Capacity to fire beyond direct sight: Thales opens a new era for its 68mm laser-guided rockets

26 March 2024, Meudon, France – Thanks to the work of the DGA-funded Defense Technology Project “Study of a Direct Fire and Beyond Line of Sight firing capability for the 68mm rocket integrated on a land carrier”, Thales has tested a new Beyond Line of Sight (BLOS) firing capability with its 68mm induction laser-guided rockets (RGL).

To fire, the soldier uses the target’s coordinates in an initial phase before the laser guidance takes over mid-course.

This new means of targeting on coordinates will enable the integration of induction rockets on new carriers.

Thales is proud to have reached a new milestone by validating the test phases for rocket firing at target coordinates. This technology, implemented during a ground-to-ground demonstration, will be a considerable asset for the forces.

For the first time, an over-the-horizon firing technology has been developed and tested in real-life situations on 68mm rockets. Thales’s innovation resides in a terminal laser guidance system, enabling this ammunition to be used with greater precision in two phases: initiated on the coordinates transmitted by the forward observer, the target is then reached thanks to the laser designation. In flight, the rocket’s movements and trajectory are known at all times thanks to an on-board inertial unit. This new algorithm extends the reachable aera of a rocket while preserving its metric accuracy on impact.

Thanks to this new technology, the reachable area of a rocket has been multiplied by 100, from less than 1km² to several tens of km², providing a considerable tactical and strategic advantage at any time and in any environment, while limiting the exposure of forces to the enemy.

This milestone paves the way for the integration of RGLs on new land and airborne platforms, and for new employment prospects.

In addition to their new guidance capabilities, RGLs feature an induction system enabling rapid loading, high levels of reliability and, in particular, ejecta-free, low-maintenance applications.

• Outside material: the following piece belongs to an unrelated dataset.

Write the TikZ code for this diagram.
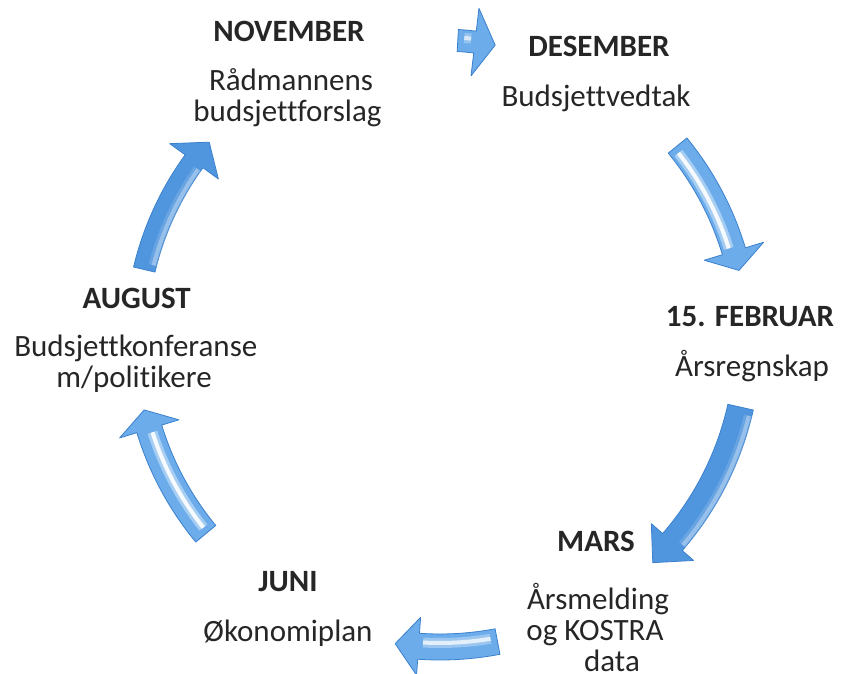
\documentclass[tikz,border=0pt]{standalone}
\usepackage{fontspec}
\setmainfont[Ligatures=CommonOff]{Carlito}
\definecolor{arrowblue}{RGB}{80,150,222}
\definecolor{arrowlight}{RGB}{108,172,234}
\definecolor{arrowedge}{RGB}{58,128,205}
\tikzset{
  phase/.style={font=\bfseries\fontsize{31}{31}\selectfont, anchor=base, inner sep=0pt, text=black!85},
  task/.style={font=\fontsize{31}{31}\selectfont, anchor=base, inner sep=0pt, text=black!85},
}
% curved block arrow on a circle around the origin, running clockwise
% #1 radius, #2 tail angle, #3 head base angle, #4 tip angle,
% #5 half body width, #6 half head width, #7 highlight offset, #8 highlight strength, #9 fill colour
\newcommand\cycarrow[9]{%
  \pgfmathsetmacro\caOut{#1+#5}%
  \pgfmathsetmacro\caIn{#1-#5}%
  \pgfmathsetmacro\caHOut{#1+#6}%
  \pgfmathsetmacro\caHIn{#1-#6}%
  \pgfmathsetmacro\caS{#1+#7}%
  \pgfmathsetmacro\caSa{#2-1.2}%
  \pgfmathsetmacro\caSb{#3+0.8}%
  \pgfmathsetmacro\caOpA{0.4*#8}%
  \pgfmathsetmacro\caOpB{0.9*#8}%
  \filldraw[fill=#9, draw=arrowedge, line width=0.8pt, line join=round]
    (#2:\caOut) arc[start angle=#2, end angle=#3, radius=\caOut]
    -- (#3:\caHOut) -- (#4:#1) -- (#3:\caHIn) -- (#3:\caIn)
    arc[start angle=#3, end angle=#2, radius=\caIn] -- cycle;
  \draw[white, line width=10pt, opacity=\caOpA]
    (\caSa:\caS) arc[start angle=\caSa, end angle=\caSb, radius=\caS];
  \draw[white, line width=4pt, opacity=\caOpB]
    (\caSa:\caS) arc[start angle=\caSa, end angle=\caSb, radius=\caS];
}
\begin{document}
\begin{tikzpicture}[x=1pt, y=1pt]
  \useasboundingbox (0,0) rectangle (841,674);
  \clip (0,0) rectangle (841,674);

  % the six arrows of the yearly cycle
  \begin{scope}[shift={(440,334)}]
    \cycarrow{300}{86.6}{83.3}{79.4}{11}{34}{3}{0.7}{arrowlight}
    \cycarrow{307}{39.3}{16.8}{13.1}{12}{31}{-4}{1}{arrowlight}
    \cycarrow{308}{-12.6}{-41}{-46.3}{13}{28}{10}{0.35}{arrowblue}
    \cycarrow{307}{-79.2}{-94}{-98.4}{13}{29}{-4}{0.8}{arrowlight}
    \cycarrow{304}{219.6}{197}{193.3}{13}{31}{-2}{1}{arrowlight}
    \cycarrow{304}{166.6}{144}{139.4}{11}{30}{-8}{0.35}{arrowblue}
  \end{scope}

  % November
  \node[phase] (nov) at (289,632) {NOVEMBER};
  \node[task] (nov1) at (291,583) {Rådmannens};
  \node[task] (nov2) at (287.5,552.5) {budsjettforslag};

  % December
  \node[phase] (des) at (599,617.3) {DESEMBER};
  \node[task] (des1) at (596,567.3) {Budsjettvedtak};

  % February
  \node[phase] (feb) at (750,347.3) {15. FEBRUAR};
  \node[task] (feb1) at (752,297.3) {Årsregnskap};

  % March
  \node[phase] (mar) at (596,122) {MARS};
  \node[task] (mar1) at (598,64) {Årsmelding};
  \node[task] (mar2) at (595,33) {og KOSTRA};
  \node[task] (mar3) at (612,2) {data};

  % June
  \node[phase] (jun) at (288,82.3) {JUNI};
  \node[task] (jun1) at (288,32.3) {Økonomiplan};

  % August
  \node[phase] (aug) at (136.7,365.7) {AUGUST};
  \node[task] (aug1) at (135.8,317.3) {Budsjettkonferanse};
  \node[task] (aug2) at (134,286) {m/politikere};
\end{tikzpicture}
\end{document}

Among other things, the system provides the rocket with the information it needs to fire successfully, before separation.

“The success of these tests demonstrates Thales’ ability to provide armed forces with all the tactical and strategic advantage they need. Based on the laser-guided rocket developed by Thales, this ability to fire beyond direct sight will enable forces to gain in safety while enhancing maneuverability”, Eric Normant, Vice President, Tactical Vehicles and Systems, Thales.